No need to worry about birds.

The drones travel at an altitude of up to 400 ft, so they’re well out of the way of any airplane. At that height, though, they actually navigate where most birds fly. Luckily, they have built-in sensors and cameras to dodge birds and other airborne hindrances (e.g balloons, paper, etc.) Also, they have integrated GPS and navigation tools so the drones can get back on track in case of any emergency maneuvers. In other words, they’re built to avoid embarrassing crashes at all cost.

You’ll need a helipad for the drones.

Of course, you won’t need to build a full-sized tarmac to enjoy Prime Air’s service. However, you still have to get an Amazon-branded landing mat. The mat will act as a safe spot for the pilotless fliers to deposit its package. Small and lightweight, the landing pad can be conveniently moved to more spacious locations. Keep it in your front or backyard when needed and stored away when there are no expected deliveries during the day.

Initial deliveries will be a bit tricky.

Since they run on limited battery life, Amazon drones can fly an average of 15 miles per flight—7.5 miles going to its destination and another 7.5 miles saved for its flight back to base. So if you’re living in the countryside, you may not be eligible to use Prime Air drones for your orders. Nevertheless, the aerial vehicles will improve over time and you can bet that they’d be able to go on cross-country trips in due time.

Another potential problem buyers will encounter with Prime Air is that the drones have to make controlled landings in a spacious area. This means that you’ll possibly face issues if you live in an apartment, flat, or condominium, where they may be no private landing area immediately available. Sure, you may request the drone to land in a communal courtyard, but this only makes your package vulnerable to theft.

U.S. won’t see the delivery drones anytime soon.

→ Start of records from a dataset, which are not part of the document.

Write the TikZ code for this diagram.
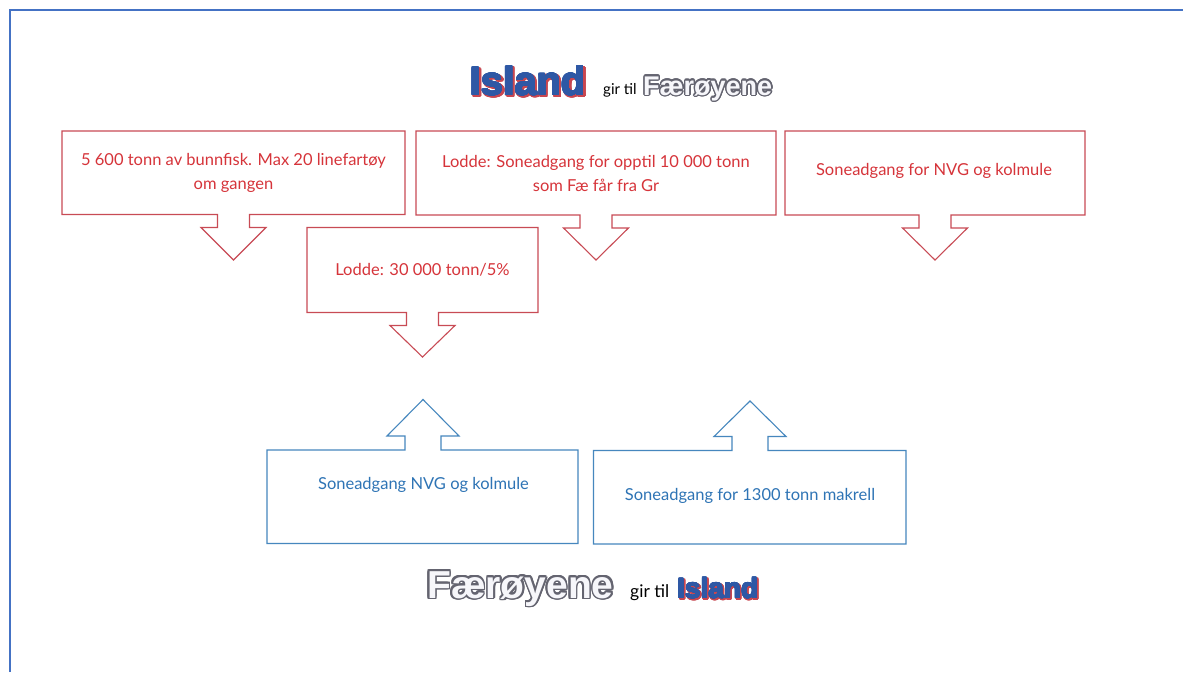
\documentclass[tikz,border=0pt]{standalone}
\usepackage{fontspec}
\setmainfont{Lato}
\newfontfamily\arialf{Liberation Sans}
\definecolor{frameblue}{RGB}{68,114,196}
\definecolor{redline}{RGB}{200,75,85}
\definecolor{redtext}{RGB}{214,52,58}
\definecolor{blueline}{RGB}{70,135,190}
\definecolor{bluetext}{RGB}{46,116,181}
\definecolor{islandblue}{RGB}{46,88,165}
\definecolor{islandred}{RGB}{200,70,80}
\definecolor{faroutline}{RGB}{100,100,112}
\definecolor{farfill}{RGB}{246,246,250}
\tikzset{
  redbox/.style={draw=redline, line width=1.1pt, fill=white, line join=miter},
  bluebox/.style={draw=blueline, line width=1.1pt, fill=white, line join=miter},
  redtxt/.style={text=redtext, align=center, inner sep=0pt, font=\fontsize{16.5}{24}\selectfont},
  bluetxt/.style={text=bluetext, align=center, inner sep=0pt, font=\fontsize{16.5}{24}\selectfont},
  small/.style={anchor=base west, inner sep=0pt, text=black}
}
% down callout: style, L, R, T, B, C, tip
\newcommand\calldown[7]{%
  \draw[#1] (#2,#4) -- (#3,#4) -- (#3,#5) -- ({#6+16},#5) -- ({#6+16},{#5+13}) -- ({#6+32.5},{#5+13}) -- (#6,#7) -- ({#6-32.5},{#5+13}) -- ({#6-16},{#5+13}) -- ({#6-16},#5) -- (#2,#5) -- cycle;}
% up callout: style, L, R, T, B, C, tip
\newcommand\callup[7]{%
  \draw[#1] (#2,#4) -- ({#6-18},#4) -- ({#6-18},{#4-14}) -- ({#6-36},{#4-14}) -- (#6,#7) -- ({#6+36},{#4-14}) -- ({#6+18},{#4-14}) -- ({#6+18},#4) -- (#3,#4) -- (#3,#5) -- (#2,#5) -- cycle;}
% outlined text: name, position x,y, outline colour, fill colour, font, radius, text
\newcommand\outlinetxt[7]{%
  \foreach \a in {0,20,...,340}{\node[anchor=base west, inner sep=0pt, text=#3, font=#5] at ([shift={(\a:#6)}]#2) {#7};}
  \node[anchor=base west, inner sep=0pt, text=#4, font=#5] (#1) at (#2) {#7};}
\begin{document}
\begin{tikzpicture}[x=1pt,y=-1pt]
\useasboundingbox (0,0) rectangle (1183,672);
\fill[white] (0,0) rectangle (1183,672);
\draw[frameblue, line width=2pt] (10,672) -- (10,10) -- (1183,10);

% title top
\outlinetxt{islandTshadow}{471.5,96.5}{islandred}{islandred}{\arialf\bfseries\fontsize{40}{44}\selectfont}{1.3}{Island}
\outlinetxt{islandT}{470,95}{islandblue}{islandblue}{\arialf\bfseries\fontsize{40}{44}\selectfont}{0.6}{Island}
\node[small, font=\fontsize{15}{18}\selectfont] (girT) at (603,94) {gir til};
\outlinetxt{farT}{643,95}{faroutline}{farfill}{\arialf\bfseries\fontsize{27}{30}\selectfont}{1.4}{Færøyene}

% red callouts
\calldown{redbox}{62}{405}{131}{214.5}{233.5}{260}
\node[redtxt] (t1) at (233.5,173) {5 600 tonn av bunnfisk. Max 20 linefartøy\\om gangen};
\calldown{redbox}{416}{776}{131}{215}{596}{260}
\node[redtxt] (t2) at (596,173) {Lodde: Soneadgang for opptil 10 000 tonn\\som Fæ får fra Gr};
\calldown{redbox}{785}{1085}{131}{215}{935}{260}
\node[redtxt] (t3) at (934,171) {Soneadgang for NVG og kolmule};
\calldown{redbox}{307}{538}{227.5}{312.5}{422.5}{357}
\node[redtxt] (t4) at (422.5,270) {Lodde: 30 000 tonn/5\%};

% blue callouts
\callup{bluebox}{267}{578}{450}{543.5}{423}{399.5}
\node[bluetxt] (t5) at (423.5,485) {Soneadgang NVG og kolmule};
\callup{bluebox}{593.5}{906}{450.5}{544}{750}{401}
\node[bluetxt] (t6) at (750,496) {Soneadgang for 1300 tonn makrell};

% title bottom
\outlinetxt{farB}{427,598}{faroutline}{farfill}{\arialf\bfseries\fontsize{39}{42}\selectfont}{1.6}{Færøyene}
\node[small, font=\fontsize{17.5}{20}\selectfont] (girB) at (630,597) {gir til};
\outlinetxt{islandBshadow}{678.2,599.2}{islandred}{islandred}{\arialf\bfseries\fontsize{28}{32}\selectfont}{1.1}{Island}
\outlinetxt{islandB}{677,598}{islandblue}{islandblue}{\arialf\bfseries\fontsize{28}{32}\selectfont}{0.5}{Island}
\end{tikzpicture}
\end{document}
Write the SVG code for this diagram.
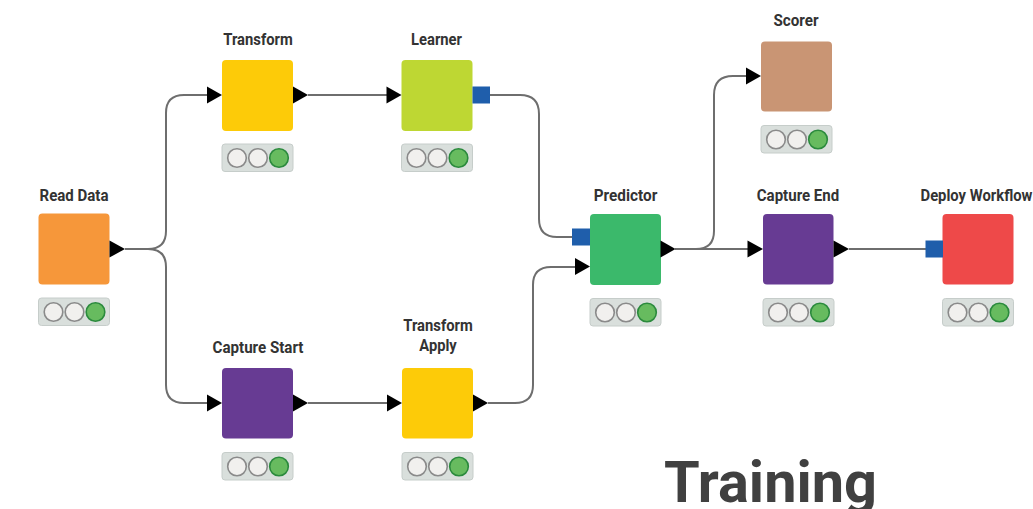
<svg xmlns="http://www.w3.org/2000/svg" xmlns:xlink="http://www.w3.org/1999/xlink" width="1033" height="509" viewBox="0 0 1033 509">
  <style>
    .conn { fill: none; stroke: #6e6e6e; stroke-width: 2; }
    .box { rx: 4; ry: 4; }
    .port-in, .port-out { fill: #000; }
    .port-model { fill: #1f5eab; }
    .label { font-family: Roboto, "Liberation Sans", sans-serif; font-weight: bold; font-size: 17px; fill: #333; text-anchor: middle; }
    .title { font-family: Roboto, "Liberation Sans", sans-serif; font-weight: bold; font-size: 57px; fill: #404040; }
    .lamp { fill: #f1f0ee; stroke: #8a8a8a; stroke-width: 1.6; }
    .lamp-on { fill: #67bb5f; stroke: #2b8a3d; stroke-width: 1.6; }
    .tray { fill: #d9dfdc; stroke: #c6cdca; stroke-width: 1; }
  </style>
  <defs>
    <!-- traffic-light status tray, 71 wide -->
    <g id="status">
      <rect class="tray" x="0" y="0" width="71" height="27.5" rx="3"/>
      <circle class="lamp" cx="15" cy="14" r="9.3"/>
      <circle class="lamp" cx="36" cy="14" r="9.3"/>
      <circle class="lamp-on" cx="57" cy="14" r="9.3"/>
    </g>
  </defs>

  <rect width="1033" height="509" fill="#fff"/>

  <!-- connectors -->
  <g id="connectors">
    <path class="conn" d="M125,249 H148 Q166,249 166,231 V113 Q166,95 184,95 H207"/>
    <path class="conn" d="M125,249 H148 Q166,249 166,267 V385 Q166,403 184,403 H207"/>
    <path class="conn" d="M308,95 H387"/>
    <path class="conn" d="M308,403 H388"/>
    <path class="conn" d="M490,95 H520 Q539,95 539,114 V219 Q539,237 557,237 H572"/>
    <path class="conn" d="M488,403 H515 Q533,403 533,385 V285 Q533,267 551,267 H575"/>
    <path class="conn" d="M675,249 H696 Q714,249 714,231 V95 Q714,76 733,76 H746"/>
    <path class="conn" d="M675,249 H748"/>
    <path class="conn" d="M849,249 H926"/>
  </g>

  <!-- Read Data -->
  <g id="read-data">
    <text class="label" x="74" y="200.5" textLength="69" lengthAdjust="spacingAndGlyphs">Read Data</text>
    <rect class="box" x="38.5" y="213.5" width="71" height="71" fill="#f6973a"/>
    <polygon class="port-out" points="109.5,240.5 125,249 109.5,257.5"/>
    <use xlink:href="#status" x="38.5" y="298"/>
  </g>

  <!-- Transform -->
  <g id="transform">
    <text class="label" x="258" y="45" textLength="69.5" lengthAdjust="spacingAndGlyphs">Transform</text>
    <rect class="box" x="222" y="60" width="71" height="71" fill="#fdcb08"/>
    <polygon class="port-in" points="207,86.5 222,95 207,103.5"/>
    <polygon class="port-out" points="293,86.5 308,95 293,103.5"/>
    <use xlink:href="#status" x="222" y="144"/>
  </g>

  <!-- Learner -->
  <g id="learner">
    <text class="label" x="436.5" y="45" textLength="51" lengthAdjust="spacingAndGlyphs">Learner</text>
    <rect class="box" x="401.5" y="60" width="71" height="71" fill="#bed733"/>
    <polygon class="port-in" points="386.5,86.5 401.5,95 386.5,103.5"/>
    <rect class="port-model" x="472.5" y="86.5" width="17.5" height="17"/>
    <use xlink:href="#status" x="401.5" y="144"/>
  </g>

  <!-- Predictor -->
  <g id="predictor">
    <text class="label" x="625.5" y="200.5" textLength="63.5" lengthAdjust="spacingAndGlyphs">Predictor</text>
    <rect class="box" x="590" y="214" width="71" height="71" fill="#3bb96b"/>
    <rect class="port-model" x="572" y="228.5" width="18" height="17"/>
    <polygon class="port-in" points="575,258 590,266.5 575,275"/>
    <polygon class="port-out" points="660.5,240.5 675.5,249 660.5,257.5"/>
    <use xlink:href="#status" x="590" y="298.5"/>
  </g>

  <!-- Scorer -->
  <g id="scorer">
    <text class="label" x="796" y="26" textLength="45" lengthAdjust="spacingAndGlyphs">Scorer</text>
    <rect class="box" x="761" y="41.5" width="71" height="70" fill="#c99574"/>
    <polygon class="port-in" points="746,67.5 761,76 746,84.5"/>
    <use xlink:href="#status" x="761" y="125.5"/>
  </g>

  <!-- Capture End -->
  <g id="capture-end">
    <text class="label" x="798" y="200.5" textLength="82.5" lengthAdjust="spacingAndGlyphs">Capture End</text>
    <rect class="box" x="763" y="214" width="70.5" height="70.5" fill="#673b93"/>
    <polygon class="port-in" points="747.5,240.5 763,249 747.5,257.5"/>
    <polygon class="port-out" points="833.5,240.5 849,249 833.5,257.5"/>
    <use xlink:href="#status" x="763" y="298.5"/>
  </g>

  <!-- Deploy Workflow -->
  <g id="deploy-workflow">
    <text class="label" x="976.5" y="200.5" textLength="112" lengthAdjust="spacingAndGlyphs">Deploy Workflow</text>
    <rect class="box" x="942.5" y="214" width="71" height="70.5" fill="#ee4949"/>
    <rect class="port-model" x="925.5" y="240.5" width="17.5" height="17"/>
    <use xlink:href="#status" x="942.5" y="298.5"/>
  </g>

  <!-- Capture Start -->
  <g id="capture-start">
    <text class="label" x="258" y="352.5" textLength="91" lengthAdjust="spacingAndGlyphs">Capture Start</text>
    <rect class="box" x="222" y="368" width="71" height="70.5" fill="#673b93"/>
    <polygon class="port-in" points="207,394.5 222,403 207,411.5"/>
    <polygon class="port-out" points="293,394.5 308,403 293,411.5"/>
    <use xlink:href="#status" x="222" y="452.5"/>
  </g>

  <!-- Transform Apply -->
  <g id="transform-apply">
    <text class="label" x="438" y="330.5" textLength="69.5" lengthAdjust="spacingAndGlyphs">Transform</text>
    <text class="label" x="438" y="350.5" textLength="37.5" lengthAdjust="spacingAndGlyphs">Apply</text>
    <rect class="box" x="402" y="368" width="71" height="70.5" fill="#fdcb08"/>
    <polygon class="port-in" points="387,394.5 402,403 387,411.5"/>
    <polygon class="port-out" points="473,394.5 488,403 473,411.5"/>
    <use xlink:href="#status" x="402" y="452.5"/>
  </g>

  <text class="title" x="664" y="501.5" textLength="213" lengthAdjust="spacingAndGlyphs">Training</text>
</svg>
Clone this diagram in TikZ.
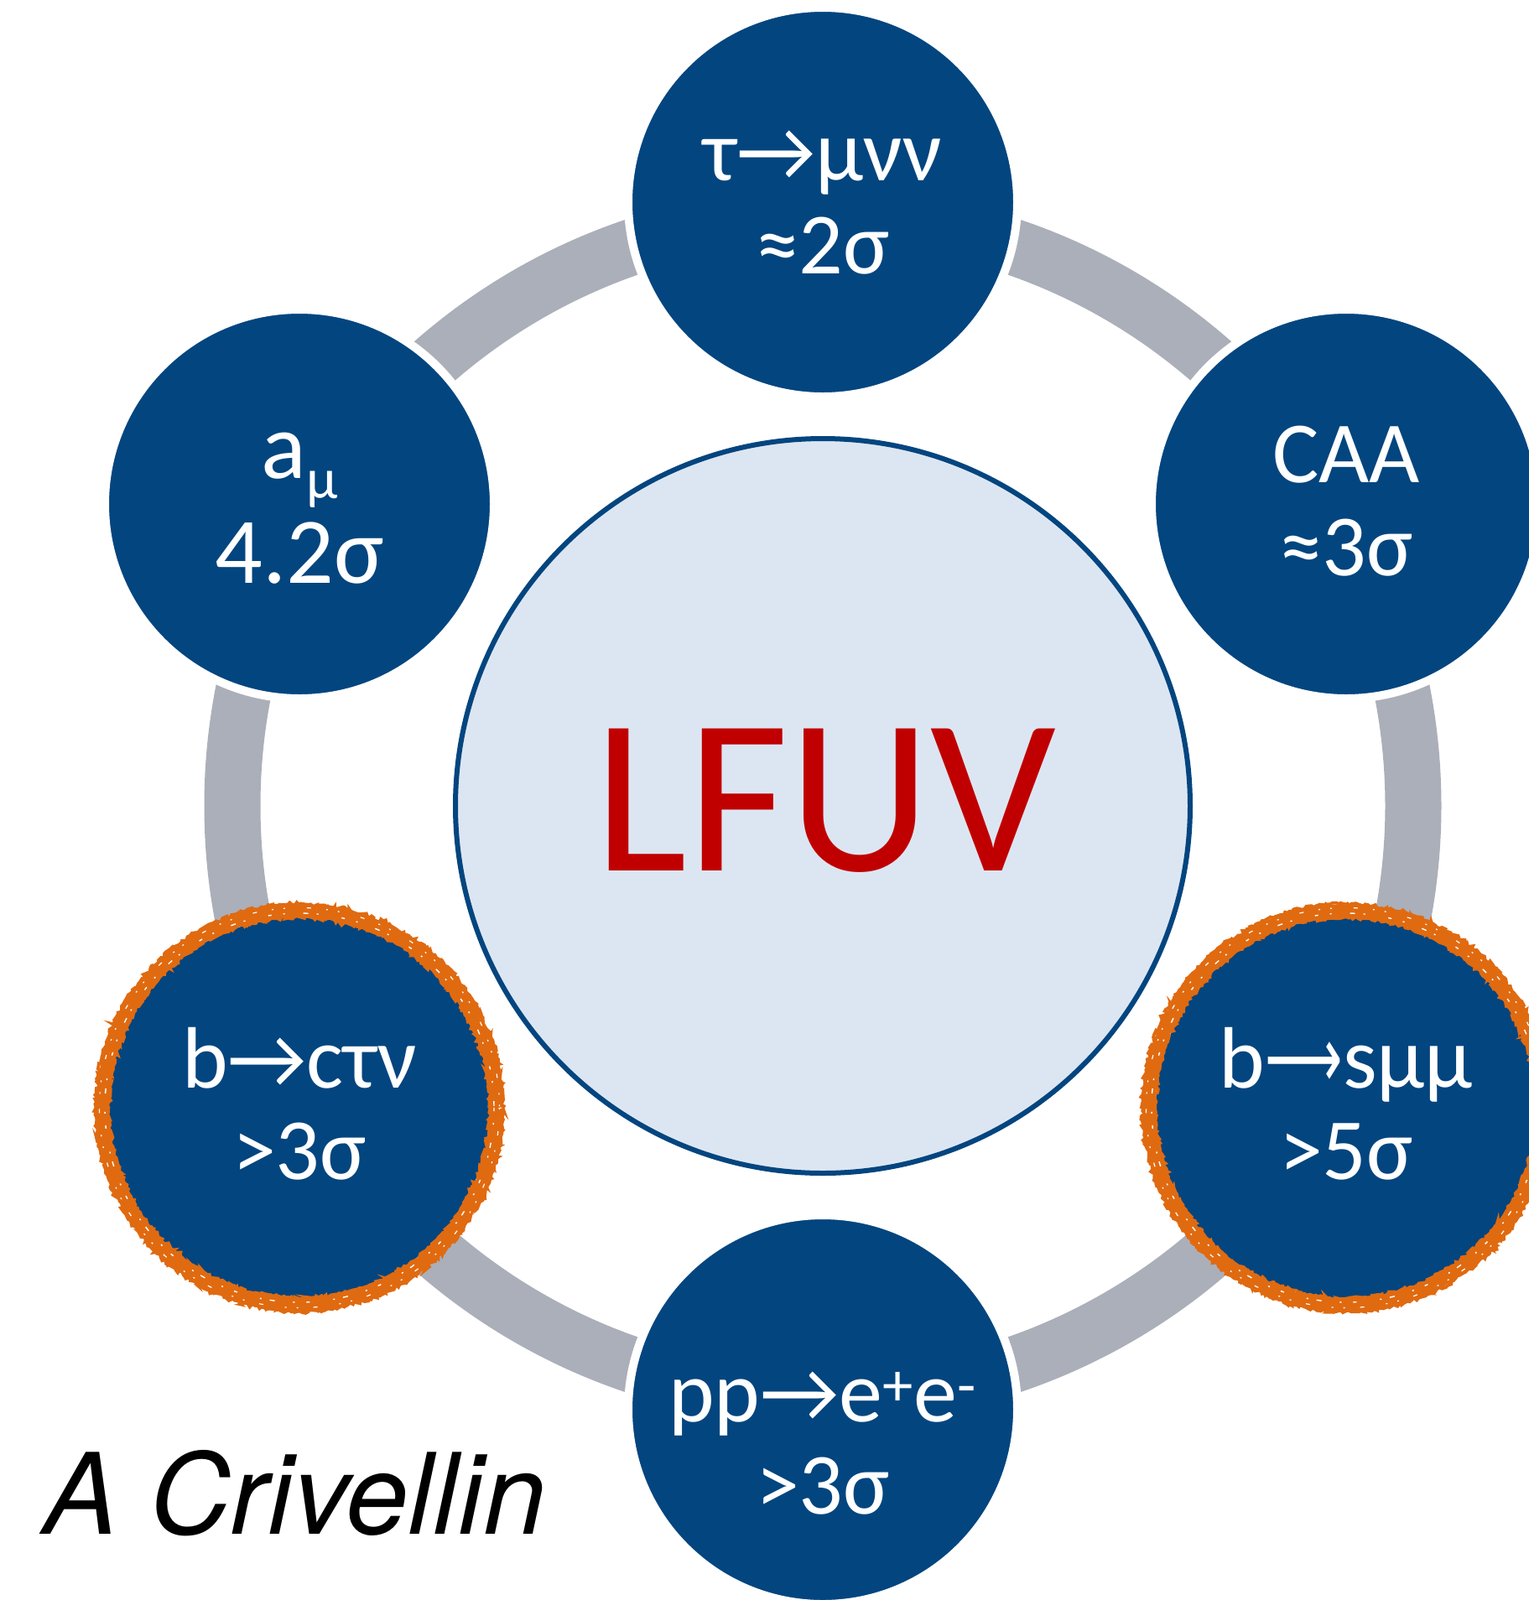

If you’re excited about quicker drone deliveries at Amazon, you’ll have to wait if you’re in the U.S. As it turns out, there are a handful of restrictive regulations regarding the use of commercial drones in America. This may be why Amazon had to cross the pond just to test its drone delivery system. Currently, Amazon has been doing widespread tests of its drone service in the U.K., Netherlands, and Canada. The company may do their launch of the service overseas, too—unless U.S. drone regulations ease up soon.

Drone delivery may still be a few months before take-off, but it’s clear that the future of delivery is here.